= Eight-dimensional space =

Geometric space with eight dimensions

Eight-dimensional (8D) space is a sequence of n real numbers (when n = 8) that can be understood as a location in n-dimensional space. Often such spaces are studied as vector spaces, without any notion of distance. Eight-dimensional Euclidean space is eight-dimensional space equipped with the Euclidean metric.

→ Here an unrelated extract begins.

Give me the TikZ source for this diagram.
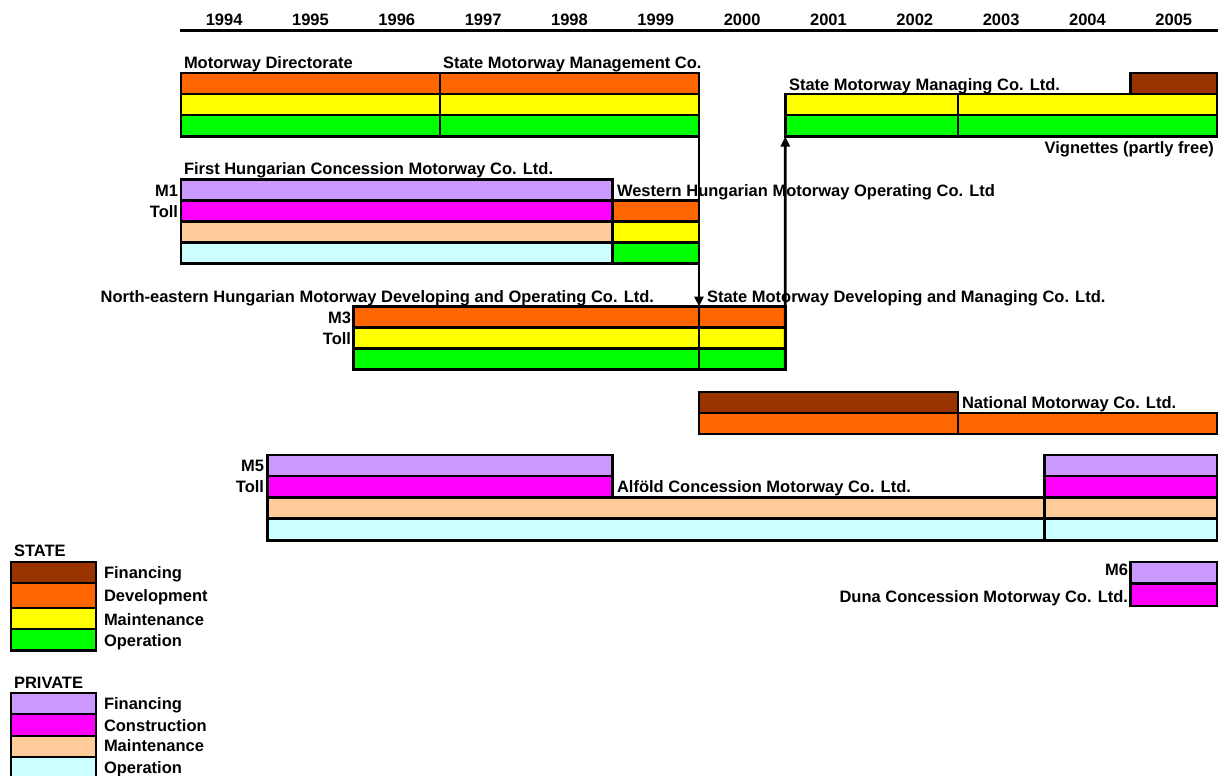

More generally the term may refer to an eight-dimensional vector space over any field, such as an eight-dimensional complex vector space, which has 16 real dimensions. It may also refer to an eight-dimensional manifold such as an 8-sphere, or a variety of other geometric constructions.

==Geometry==

===8-polytope===

A polytope in eight dimensions is called an 8-polytope. The most studied are the regular polytopes, of which there are only three in eight dimensions: the 8-simplex, 8-cube, and 8-orthoplex. A broader family are the uniform 8-polytopes, constructed from fundamental symmetry domains of reflection, each domain defined by a Coxeter group. Each uniform polytope is defined by a ringed Coxeter-Dynkin diagram. The 8-demicube is a unique polytope from the D_{8} family, and 4_{21}, 2_{41}, and 1_{42} polytopes from the E_{8} family.

Regular and uniform polytopes in eight dimensions (Displayed as orthogonal projections in each Coxeter plane of symmetry)
| A_{8} |  |  | B_{8} |  |  |  |  |  | D_{8} |  |  |
| 8-simplex {3,3,3,3,3,3,3} |  |  | 8-cube {4,3,3,3,3,3,3} |  |  | 8-orthoplex {3,3,3,3,3,3,4} |  |  | 8-demicube h{4,3,3,3,3,3,3} |  |  |
E_{8}
| 4_{21} {3,3,3,3,3^{2,1}} |  |  |  | 2_{41} {3,3,3^{4,1}} |  |  |  | 1_{42} {3,3^{4,2}} |  |  |  |

===7-sphere===
The 7-sphere or hypersphere in eight dimensions is the seven-dimensional surface equidistant from a point, e.g. the origin. It has symbol S^{7}, with formal definition for the 7-sphere with radius r of
$$S^7 = \left\{ x \in \mathbb{R}^8 : \|x\| = r\right\}.$$

The volume of the space bounded by this 7-sphere is
$$V_8\,=\frac{\pi^4}{24}\,R^8$$
which is 4.05871 × r^{8}, or 0.01585 of the 8-cube that contains the 7-sphere.

===Kissing number problem===

The kissing number problem has been solved in eight dimensions, thanks to the existence of the 4_{21} polytope and its associated lattice. The kissing number in eight dimensions is 240.

==Octonions==

The octonions are a normed division algebra over the real numbers, the largest such algebra. Mathematically they can be specified by 8-tuplets of real numbers, so form an 8-dimensional vector space over the reals, with addition of vectors being the addition in the algebra. A normed algebra is one with a product that satisfies
$\|xy\| \leq \|x\| \|y\|$
for all x and y in the algebra. A normed division algebra additionally must be finite-dimensional, and have the property that every non-zero vector has a unique multiplicative inverse. Hurwitz's theorem prohibits such a structure from existing in dimensions other than 1, 2, 4, or 8.

==Biquaternions==
The complexified quaternions $\mathbb{C} \otimes \mathbb{H}$, or "biquaternions," are an eight-dimensional algebra dating to William Rowan Hamilton's work in the 1850s. This algebra is equivalent (that is, isomorphic) to the Clifford algebra $C \ell _2 (\mathbb{C})$ and the Pauli algebra. It has also been proposed as a practical or pedagogical tool for doing calculations in special relativity, and in that context goes by the name Algebra of physical space (not to be confused with the Spacetime algebra, which is 16-dimensional.)